- Born: 22 May 1964 (age 60) Sofia, People's Republic of Bulgaria
- Height: 178 cm (5 ft 10 in)
- Weight: 77 kg (170 lb; 12 st 2 lb)
- Position: Goaltender
- Caught: Left
- National team: Bulgaria
- Playing career: 1982–2019

= Konstantin Mihailov =

Bulgarian ice hockey and roller in-line hockey goaltender (born 1964)

Konstantin Mihailov (also Mihaylov; Константин Михайлов; born 22 May 1964) is a Bulgarian former professional ice hockey and roller in-line hockey goaltender. He played in 28 Ice Hockey World Championships with the Bulgaria men's national ice hockey team, and three IIHF Inline Hockey World Championships with the Bulgaria men's national inline hockey team, then retired from international play at age 51. His lengthy international career was recognized by the International Ice Hockey Federation (IIHF) with receipt of the Torriani Award, which inducted him into the IIHF Hall of Fame in 2019.

==Early life==
Mihailov was born on 22 May 1964, in Sofia, People's Republic of Bulgaria, and has a twin brother named Boris. The brothers started playing hockey at age 14, and learned on the outdoor Druzhba rink in Sofia. Their father Simeon played hockey until he was 40 years old, and wanted his boys to play as wingers, but Konstantin dreamed of being a goaltender. He innovated equipment for the position by reusing old hockey pants, and constructing a trapper and blocker. He also carried his own tools to fix goaltending equipment, since teams did not have a dedicated equipment manager then. He is credited as being the first Bulgarian to train specifically as a goaltender, and used tennis balls to develop his eye–hand coordination.

==Club hockey career==
Mihailov had a lengthy professional ice hockey career mostly in the Bulgarian Hockey League, and two single seasons in Turkey and France. He played with HC Levski Sofia for twenty seasons from 1984 to 2004, which included a brief appearance with the Turkish Istanbul Paten Kulübü for part of the 2002–03 season. He played the 2004–05 season with the Galaxians d'Amneville in the French Ice Hockey Federation Division 2, then returned to Bulgaria. He played with Akademika Sofia from 2005 to 2007, HC Slavia Sofia from 2007 to 2012, HC CSKA Sofia from 2012 to 2014, and with Irbis-Skate Sofia from 2015 to 2019. He was named the best goaltender in the Bulgarian Hockey League during the 1991–92, 2011–12, and 2012–13 seasons; and was also named the best goaltender in Group A of the 2013–14 IIHF Continental Cup.

==International career==
Mihailov first represented his country on the international level with the Bulgaria men's national under-18 ice hockey team. During the 1982 IIHF European U18 Championship Group B tournament hosted in Sofia, he was named the best goaltender at the event. He later played for the Bulgaria men's national junior ice hockey team at the 1983 World Junior Ice Hockey Championships, and the 1984 World Junior Ice Hockey Championships.

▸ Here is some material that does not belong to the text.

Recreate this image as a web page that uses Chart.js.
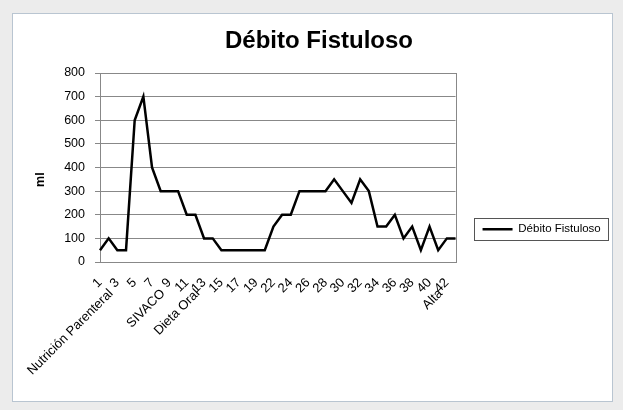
<!DOCTYPE html>
<html>
<head>
<meta charset="utf-8">
<script src="https://cdn.jsdelivr.net/npm/chart.js@4.4.0/dist/chart.umd.min.js"></script>
<style>
  html, body { margin: 0; padding: 0; background: #ececec; }
  #wrap { position: relative; width: 623px; height: 410px; }
  #frame { position: absolute; left: 12px; top: 13px; width: 599px; height: 387px; background: #fff; border: 1px solid #b9c5d1; }
  #fistula { position: absolute; left: 0; top: 0; }
</style>
</head>
<body>
<div id="wrap">
  <div id="frame"></div>
  <canvas id="fistula" width="623" height="410"></canvas>
</div>
<script>
// dias de internacion (el 21 no figura)
const days = [1, 2, 3, 4, 5, 6, 7, 8, 9, 10, 11, 12, 13, 14, 15, 16, 17, 18, 19, 20,
  22, 23, 24, 25, 26, 27, 28, 29, 30, 31, 32, 33, 34, 35, 36, 37, 38, 39, 40, 41, 42, 43];
// debito en ml
const volumes = [50, 100, 50, 50, 600, 700, 400, 300, 300, 300, 200, 200, 100, 100, 50, 50, 50, 50, 50, 50,
  150, 200, 200, 300, 300, 300, 300, 350, 300, 250, 350, 300, 150, 150, 200, 100, 150, 50, 150, 50, 100, 100];
const eventDays = [1, 7, 11, 40];
const eventNames = ['Nutrición Parenteral', 'SIVACO', 'Dieta Oral', 'Alta'];
const yTicks = [0, 100, 200, 300, 400, 500, 600, 700, 800];

const FONT = '"Liberation Sans", Arial, sans-serif';

function dayLabel(i) {
  if (i % 2) return '';
  const d = days[i];
  const k = eventDays.indexOf(d);
  return k >= 0 ? [String(d), eventNames[k]] : String(d);
}

// marco gris del area de trazado + borde de la leyenda
const plotFrame = {
  id: 'plotFrame',
  beforeDatasetsDraw(chart) {
    const a = chart.chartArea;
    const ctx = chart.ctx;
    ctx.save();
    ctx.strokeStyle = '#888';
    ctx.lineWidth = 1;
    ctx.strokeRect(Math.round(a.left) + 0.5, Math.round(a.top) + 0.5, Math.round(a.right - a.left), Math.round(a.bottom - a.top));
    ctx.restore();
  },
  afterDraw(chart) {
    const box = chart.legend.legendHitBoxes[0];
    if (!box) return;
    const ctx = chart.ctx;
    const l = Math.round(box.left) - 8.5;
    const r = Math.round(box.left + box.width) + 7.5;
    ctx.save();
    ctx.strokeStyle = '#555';
    ctx.lineWidth = 1;
    ctx.strokeRect(l, Math.round(box.top) - 5.5, r - l, Math.round(box.height) + 10);
    ctx.restore();
  }
};

new Chart(document.getElementById('fistula'), {
  type: 'line',
  data: {
    labels: days,
    datasets: [{
      label: 'Débito Fistuloso',
      data: volumes,
      borderColor: '#000',
      backgroundColor: '#000',
      borderWidth: 2.5,
      pointRadius: 0,
      tension: 0,
      fill: false
    }]
  },
  options: {
    responsive: false,
    animation: false,
    layout: { padding: { left: 27.25, right: 12.25, top: 16.6, bottom: 25 } },
    plugins: {
      title: {
        display: true,
        text: 'Débito Fistuloso',
        color: '#000',
        font: { family: FONT, size: 24, weight: 'bold' },
        padding: { top: 10, bottom: 17.6 }
      },
      legend: {
        position: 'right',
        align: 'end',
        fullSize: false,
        maxWidth: 200,
        labels: {
          color: '#000',
          font: { family: FONT, size: 11.5 },
          usePointStyle: true,
          pointStyle: 'line',
          pointStyleWidth: 30,
          padding: 27
        }
      },
      tooltip: { enabled: false }
    },
    scales: {
      x: {
        offset: false,
        grid: { display: false, drawTicks: false },
        border: { display: false },
        afterFit(scale) {
          scale.height = 123;
          scale.paddingLeft = 0;
          scale.paddingRight = 0;
        },
        ticks: {
          autoSkip: false,
          maxRotation: 45,
          minRotation: 45,
          padding: 13,
          color: '#000',
          font: { family: FONT, size: 13 },
          callback: (v, i) => dayLabel(i)
        }
      },
      y: {
        min: 0,
        max: 800,
        afterFit(scale) { scale.width = 72.75; },
        afterBuildTicks(scale) { scale.ticks = yTicks.map(v => ({ value: v })); },
        grid: { color: '#888', lineWidth: 1, tickLength: 5, drawTicks: true },
        border: { display: false },
        title: {
          display: true,
          text: 'ml       ', // los espacios bajan un poco el titulo, como en el original
          color: '#000',
          font: { family: FONT, size: 12.5, weight: 'bold' },
          padding: { top: 6.25, bottom: 0 }
        },
        ticks: {
          color: '#000',
          padding: 10,
          font: { family: FONT, size: 12.5 }
        }
      }
    }
  },
  plugins: [plotFrame]
});
</script>
</body>
</html>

Mihailov made his debut with the Bulgaria men's national ice hockey team during the 1985 World Ice Hockey Championships Group C tournament in Megève, France. He went on to play in 28 Ice Hockey World Championships with Bulgaria, which concluded with the 2014 IIHF World Championship Division III, at age 49. During this time, he also played in three Winter Olympic Games qualifying tournaments in 2004, 2008, and 2015. Mihailov later said that he played as long he did for the love for the game, and there was nobody as good as him in Bulgaria. His career was extended in 2009, with the unexpected death of his successor, Kiril Vajarov. He was named the best goaltender at both Group C of the 1990 Men's World Ice Hockey Championships, and the 2006 IIHF World Championship Division II. He led Bulgaria to a silver medal at the 2006 IIHF World Championship Division II, a bronze medal at the 2012 IIHF World Championship Division II, and the gold medal at the 2014 IIHF World Championship Division III.

Mihailov also played for the Bulgaria men's national inline hockey team at three IIHF Inline Hockey World Championships, and said that there was "not a big difference between ice hockey and inline hockey". During the European qualification portion of the 2015 IIHF Inline Hockey World Championship Division I, Mihailov was given a standing ovation and was named the event's best goaltender. He was 51 years old at the time, which was his last appearance with the national team.

==Later life and honors==
Mihailov became a goaltender coach in Bulgaria after retiring from playing, with the goal of someone having more success than him. He remained active playing amateur hockey, and has a son who played as a professional goaltender. The Hockey Hall of Fame wrote that Mihailov "one of the best goaltenders in the history of Bulgarian hockey".

Mihailov was honored by the IIHF in 2019, as a recipient of the Torriani Award to recognize his international hockey career. The formal ceremony took place at the 2019 Men's World Ice Hockey Championships in Bratislava, on 26 May 2019. By receiving the Torriani Award, Mihailov was also indcuted into the IIHF Hall of Fame.